_GIVEN PROBLEM_
Read the lines that follow and pick out every one containing the word "document".

━━━ INPUT MATERIAL

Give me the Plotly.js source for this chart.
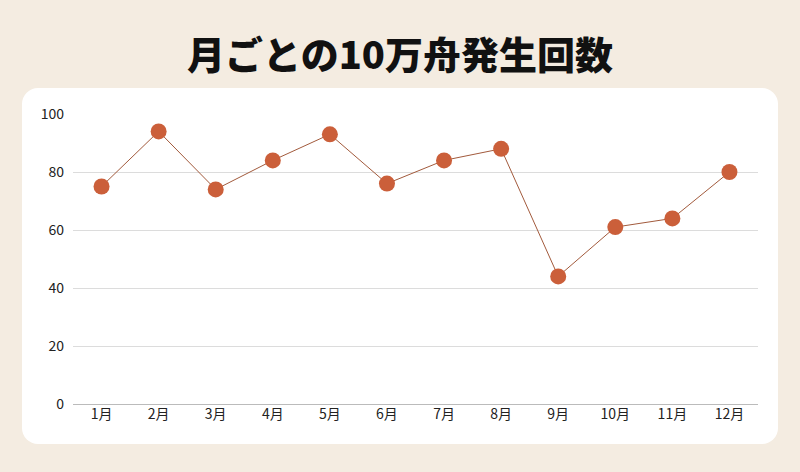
<!DOCTYPE html>
<html>
<head>
<meta charset="utf-8">
<script src="https://cdn.plot.ly/plotly-3.0.1.min.js"></script>
<style>
  html, body { margin: 0; padding: 0; background: #F4ECE1; }
  #panel { position: absolute; left: 22px; top: 88px; width: 756px; height: 356px; background: #ffffff; border-radius: 16px; }
  #plot { position: absolute; left: 0; top: 0; width: 800px; height: 472px; }
</style>
</head>
<body>
<div id="panel"></div>
<div id="plot"></div>
<script>
var months = ["1月", "2月", "3月", "4月", "5月", "6月", "7月", "8月", "9月", "10月", "11月", "12月"];
var counts = [75, 94, 74, 84, 93, 76, 84, 88, 44, 61, 64, 80];
var yTicks = [0, 20, 40, 60, 80, 100];

var pltData = document.getElementById("plot");

var data = [{
  x: months,
  y: counts,
  type: "scatter",
  mode: "lines+markers",
  line: { color: "#A25A3C", width: 1 },
  marker: { color: "#CB5F3A", size: 16 },
  hoverinfo: "x+y"
}];

var layout = {
  width: 800,
  height: 472,
  paper_bgcolor: "rgba(0,0,0,0)",
  plot_bgcolor: "rgba(0,0,0,0)",
  margin: { l: 73, r: 42, t: 114, b: 68 },
  showlegend: false,
  font: { family: "'Noto Sans CJK JP', 'Noto Sans', sans-serif", color: "#222222", size: 14 },
  title: {
    text: "月ごとの10万舟発生回数",
    font: { family: "'Noto Sans CJK JP', sans-serif", size: 38, color: "#111111", weight: 900 },
    x: 0.5,
    xanchor: "center",
    y: 0.882,
    yanchor: "middle"
  },
  xaxis: {
    type: "category",
    range: [-0.5, 11.5],
    showgrid: false,
    zeroline: false,
    showline: false,
    ticks: "",
    tickfont: { size: 14, color: "#222222" },
    fixedrange: true
  },
  yaxis: {
    range: [0, 100],
    tickvals: yTicks,
    showgrid: true,
    gridcolor: "#DCDCDC",
    gridwidth: 1,
    zeroline: true,
    zerolinecolor: "#BBBBBB",
    zerolinewidth: 1,
    showline: false,
    ticks: "",
    ticklabelstandoff: 8,
    tickfont: { size: 14, color: "#222222" },
    fixedrange: true
  }
};

Plotly.newPlot(pltData, data, layout, { displayModeBar: false, staticPlot: true });
</script>
</body>
</html>
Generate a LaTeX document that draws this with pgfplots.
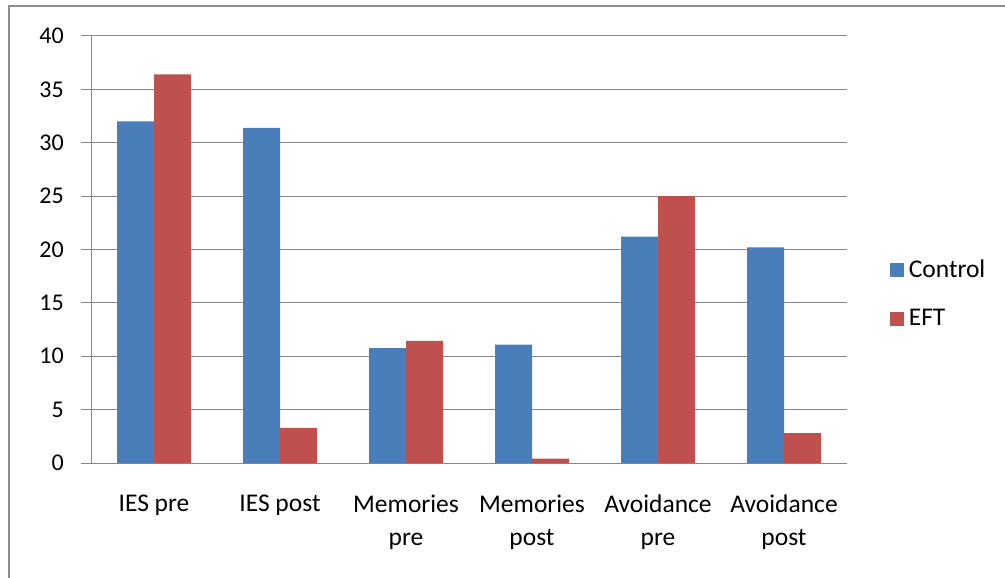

━━━━━━

_EXERCISE SOLUTION_
var pltData = document.getElementById("plot");
Generate a LaTeX document that draws this with pgfplots.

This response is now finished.